Como você aproveita seu tempo livre?
Tenho alguns hobbies. Eu faço yoga, e isso é minha válvula de escape. Também gosto de dançar, mas não na balada. Eu danço em casa comigo mesma, sozinha. E gosto ir ao cinema e logo a um café na livraria e ficar lá, lendo revistas e livros. Tenho uma vida muito simples e comum. Gosto do cotidiano, de levar a roupa na costureira. Essa é a vida que eu gosto. Quando estou de folga, adoro dormir, ler, nadar, ir ao cinema e curtir quem eu amo (Maju é casada com o publicitário Agostinho Paulo de Moura).

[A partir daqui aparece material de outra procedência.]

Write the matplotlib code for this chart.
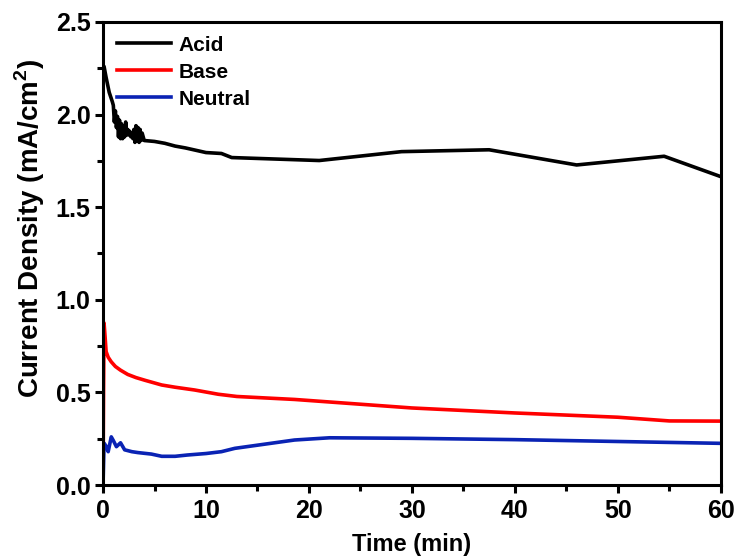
import matplotlib.pyplot as plt
from matplotlib.ticker import MultipleLocator

# data
t_acid = [0, 0.1, 0.3, 0.6, 0.9, 1.0, 1.1, 1.2, 1.3, 1.4, 1.5, 1.6, 1.7, 1.8, 1.9, 2.0,
          2.1, 2.2, 2.3, 2.4, 2.5, 2.6, 2.7, 2.8, 2.9, 3.0, 3.1, 3.2, 3.3, 3.4, 3.5,
          3.6, 3.7, 3.8, 4.0, 5.0, 6.0, 7.0, 8.0, 10.0, 11.5, 12.5, 21.0, 29.0, 37.5,
          46.0, 54.5, 60]
j_acid = [2.25, 2.26, 2.2, 2.12, 2.07, 2.05, 1.96, 2.02, 1.93, 1.99, 1.88, 1.97, 1.87,
          1.95, 1.87, 1.94, 1.88, 1.96, 1.89, 1.92, 1.89, 1.91, 1.88, 1.90, 1.87, 1.92,
          1.85, 1.94, 1.86, 1.93, 1.85, 1.92, 1.86, 1.90, 1.86, 1.855, 1.845, 1.83,
          1.82, 1.795, 1.79, 1.768, 1.752, 1.80, 1.81, 1.728, 1.775, 1.665]

t_base = [0, 0.05, 0.1, 0.2, 0.3, 0.5, 0.8, 1.2, 1.7, 2.4, 3.2, 4.1, 5.7, 7.0, 8.9,
          11.2, 13, 18.6, 30, 40, 50, 55, 60]
j_base = [0.0, 0.5, 0.875, 0.8, 0.72, 0.69, 0.665, 0.64, 0.62, 0.597, 0.58, 0.565,
          0.54, 0.528, 0.513, 0.49, 0.478, 0.462, 0.416, 0.389, 0.366, 0.346, 0.345]

t_neut = [0, 0.1, 0.3, 0.5, 0.8, 1.0, 1.3, 1.7, 2.1, 2.8, 3.4, 4.7, 5.7, 7, 8.2, 10,
          11.5, 12.8, 18.6, 22, 30, 40, 50, 60]
j_neut = [0.0, 0.226, 0.21, 0.18, 0.26, 0.24, 0.207, 0.228, 0.19, 0.18, 0.175, 0.167,
          0.155, 0.155, 0.162, 0.17, 0.18, 0.198, 0.243, 0.255, 0.252, 0.245, 0.235,
          0.225]

plt.rcParams['font.family'] = ['Liberation Sans', 'DejaVu Sans']
plt.rcParams['font.weight'] = 'bold'
plt.rcParams['mathtext.fontset'] = 'custom'
plt.rcParams['mathtext.bf'] = 'Liberation Sans:bold'

fig = plt.figure(figsize=(7.37, 5.58), dpi=100)
ax = fig.add_axes([0.1398, 0.1308, 0.8382, 0.8298])

ax.plot(t_acid, j_acid, color='black', lw=2.6, label='Acid')
ax.plot(t_base, j_base, color='#ff0000', lw=2.6, label='Base')
ax.plot(t_neut, j_neut, color='#0a23b4', lw=2.6, label='Neutral')

ax.set_xlim(0, 60)
ax.set_ylim(0, 2.5)
ax.xaxis.set_major_locator(MultipleLocator(10))
ax.xaxis.set_minor_locator(MultipleLocator(5))
ax.yaxis.set_major_locator(MultipleLocator(0.5))
ax.yaxis.set_minor_locator(MultipleLocator(0.25))
ax.yaxis.set_major_formatter(plt.FormatStrFormatter('%.1f'))

for s in ax.spines.values():
    s.set_linewidth(2.2)
ax.tick_params(which='major', direction='out', length=6, width=2.2)
ax.tick_params(which='minor', direction='out', length=4, width=2.2)
ax.tick_params(axis='y', labelsize=18, pad=3)
ax.tick_params(axis='x', labelsize=18, pad=4)

ax.set_xlabel('Time (min)', fontsize=17, fontweight='bold', labelpad=7)
ax.set_ylabel('Current Density (mA/cm$^\\mathbf{2}$)', fontsize=20, fontweight='bold')
ax.yaxis.set_label_coords(-0.09, 0.555)

ax.legend(loc='upper left', frameon=False, handlelength=2.6,
          handletextpad=0.35, labelspacing=0.38, borderaxespad=0.26,
          prop={'weight': 'bold', 'size': 15})

fig.savefig('out.png', dpi=100)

E você tem conseguido fazer isso?
Agora, não tanto. Se vou para os lugares, sou assediada, e sempre procuro atender as pessoas, por isso está mais difícil. É o lado B dessa exposição: fazer as coisas de que gosto já não é mais tão comum, como quando eu ia na Rua Augusta, que tem os cinemas mais alternativos. Antes, eu ia de boa, e agora não é mais tão de boa assim. Busco manter uma vida normal na medida do possível, pois quando se tem uma exposição, às vezes parece que você está dentro de um filme. Neste ano (2016), não fiz muito isso porque estive muito focada em escrever o livro. Mas estou retomando aos poucos essa vida.
Quais são os seus desejos para 2017?
Desejo um país e um mundo mais respeitoso e mais compartilhado. Acho tão legal essa coisa de compartilhamento na internet, de você estar aqui e alugar a casa de um cara lá na Espanha por um preço mais acessível do que o de um hotel. É muito legal, mas exige respeito e integração. Gosto de acreditar que o mundo pode ser assim, apesar das aberrações que a gente vê às vezes. Um mundo com mais respeito, justiça, compartilhamento e solidariedade é o que eu desejo para sempre, para todos os anos.